ENTRIES SHOWN:

____________

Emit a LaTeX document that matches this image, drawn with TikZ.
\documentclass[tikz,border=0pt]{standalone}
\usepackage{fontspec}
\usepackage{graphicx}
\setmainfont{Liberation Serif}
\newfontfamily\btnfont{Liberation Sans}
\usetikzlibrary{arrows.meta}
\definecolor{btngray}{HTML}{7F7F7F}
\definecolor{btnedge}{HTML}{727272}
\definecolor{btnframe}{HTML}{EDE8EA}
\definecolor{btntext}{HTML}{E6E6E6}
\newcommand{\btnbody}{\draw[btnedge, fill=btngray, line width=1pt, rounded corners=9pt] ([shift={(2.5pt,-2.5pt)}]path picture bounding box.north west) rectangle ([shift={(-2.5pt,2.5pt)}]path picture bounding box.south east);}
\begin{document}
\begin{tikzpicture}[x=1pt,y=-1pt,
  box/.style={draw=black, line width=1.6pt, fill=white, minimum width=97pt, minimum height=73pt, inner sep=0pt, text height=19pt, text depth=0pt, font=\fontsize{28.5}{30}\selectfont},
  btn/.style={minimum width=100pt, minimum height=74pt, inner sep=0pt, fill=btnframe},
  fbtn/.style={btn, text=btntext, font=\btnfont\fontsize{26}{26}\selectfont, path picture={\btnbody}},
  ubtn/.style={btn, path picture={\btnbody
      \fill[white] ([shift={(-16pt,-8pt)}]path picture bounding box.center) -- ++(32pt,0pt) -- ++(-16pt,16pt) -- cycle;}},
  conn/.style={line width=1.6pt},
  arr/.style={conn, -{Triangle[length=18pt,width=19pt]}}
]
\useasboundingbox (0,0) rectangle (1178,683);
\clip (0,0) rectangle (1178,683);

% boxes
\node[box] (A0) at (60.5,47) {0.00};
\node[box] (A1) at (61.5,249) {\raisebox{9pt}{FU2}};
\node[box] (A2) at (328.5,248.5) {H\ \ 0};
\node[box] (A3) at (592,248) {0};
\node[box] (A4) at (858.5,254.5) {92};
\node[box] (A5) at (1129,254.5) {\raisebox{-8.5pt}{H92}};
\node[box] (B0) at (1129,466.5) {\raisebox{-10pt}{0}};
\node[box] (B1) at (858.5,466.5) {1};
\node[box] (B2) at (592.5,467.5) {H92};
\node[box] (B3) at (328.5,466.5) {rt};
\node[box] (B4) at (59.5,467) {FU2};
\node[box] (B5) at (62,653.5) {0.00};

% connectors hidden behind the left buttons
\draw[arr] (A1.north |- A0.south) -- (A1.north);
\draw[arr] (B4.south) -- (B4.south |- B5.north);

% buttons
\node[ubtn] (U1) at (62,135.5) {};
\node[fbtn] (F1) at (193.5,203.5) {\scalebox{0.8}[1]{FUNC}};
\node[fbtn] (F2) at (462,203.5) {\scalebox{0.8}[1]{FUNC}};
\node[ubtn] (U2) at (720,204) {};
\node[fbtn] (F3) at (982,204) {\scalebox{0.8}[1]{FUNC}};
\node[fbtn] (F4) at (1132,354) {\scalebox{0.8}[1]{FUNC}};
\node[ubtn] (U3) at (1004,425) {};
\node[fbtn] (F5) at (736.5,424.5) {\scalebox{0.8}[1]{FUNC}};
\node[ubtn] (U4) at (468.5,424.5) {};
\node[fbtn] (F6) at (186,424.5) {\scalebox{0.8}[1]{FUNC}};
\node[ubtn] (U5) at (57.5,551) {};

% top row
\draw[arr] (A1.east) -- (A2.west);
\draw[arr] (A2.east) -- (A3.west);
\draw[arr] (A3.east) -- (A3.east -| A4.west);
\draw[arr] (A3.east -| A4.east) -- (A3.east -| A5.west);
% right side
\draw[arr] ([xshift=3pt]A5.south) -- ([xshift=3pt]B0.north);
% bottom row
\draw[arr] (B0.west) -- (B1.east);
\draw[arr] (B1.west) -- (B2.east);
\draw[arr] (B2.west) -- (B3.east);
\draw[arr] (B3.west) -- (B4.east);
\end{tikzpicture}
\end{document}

____________

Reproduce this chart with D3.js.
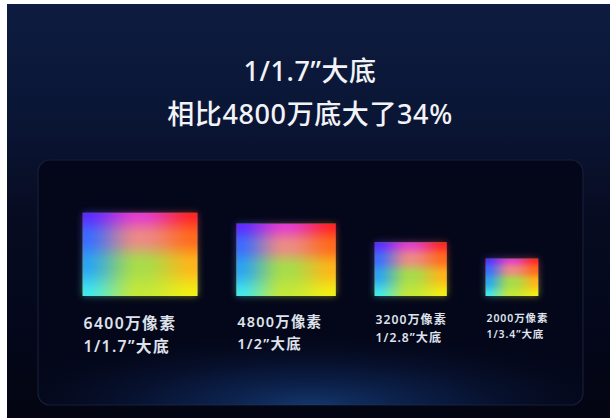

____________

WHAT TO WORK ON: Begin with the line that has "Emit a LaTeX" in the listing above and end after the line that has "(B5) at (62,653.5)"; output those lines exactly.

THE COMPLETED TASK:
Emit a LaTeX document that matches this image, drawn with TikZ.
\documentclass[tikz,border=0pt]{standalone}
\usepackage{fontspec}
\usepackage{graphicx}
\setmainfont{Liberation Serif}
\newfontfamily\btnfont{Liberation Sans}
\usetikzlibrary{arrows.meta}
\definecolor{btngray}{HTML}{7F7F7F}
\definecolor{btnedge}{HTML}{727272}
\definecolor{btnframe}{HTML}{EDE8EA}
\definecolor{btntext}{HTML}{E6E6E6}
\newcommand{\btnbody}{\draw[btnedge, fill=btngray, line width=1pt, rounded corners=9pt] ([shift={(2.5pt,-2.5pt)}]path picture bounding box.north west) rectangle ([shift={(-2.5pt,2.5pt)}]path picture bounding box.south east);}
\begin{document}
\begin{tikzpicture}[x=1pt,y=-1pt,
  box/.style={draw=black, line width=1.6pt, fill=white, minimum width=97pt, minimum height=73pt, inner sep=0pt, text height=19pt, text depth=0pt, font=\fontsize{28.5}{30}\selectfont},
  btn/.style={minimum width=100pt, minimum height=74pt, inner sep=0pt, fill=btnframe},
  fbtn/.style={btn, text=btntext, font=\btnfont\fontsize{26}{26}\selectfont, path picture={\btnbody}},
  ubtn/.style={btn, path picture={\btnbody
      \fill[white] ([shift={(-16pt,-8pt)}]path picture bounding box.center) -- ++(32pt,0pt) -- ++(-16pt,16pt) -- cycle;}},
  conn/.style={line width=1.6pt},
  arr/.style={conn, -{Triangle[length=18pt,width=19pt]}}
]
\useasboundingbox (0,0) rectangle (1178,683);
\clip (0,0) rectangle (1178,683);

% boxes
\node[box] (A0) at (60.5,47) {0.00};
\node[box] (A1) at (61.5,249) {\raisebox{9pt}{FU2}};
\node[box] (A2) at (328.5,248.5) {H\ \ 0};
\node[box] (A3) at (592,248) {0};
\node[box] (A4) at (858.5,254.5) {92};
\node[box] (A5) at (1129,254.5) {\raisebox{-8.5pt}{H92}};
\node[box] (B0) at (1129,466.5) {\raisebox{-10pt}{0}};
\node[box] (B1) at (858.5,466.5) {1};
\node[box] (B2) at (592.5,467.5) {H92};
\node[box] (B3) at (328.5,466.5) {rt};
\node[box] (B4) at (59.5,467) {FU2};
\node[box] (B5) at (62,653.5) {0.00};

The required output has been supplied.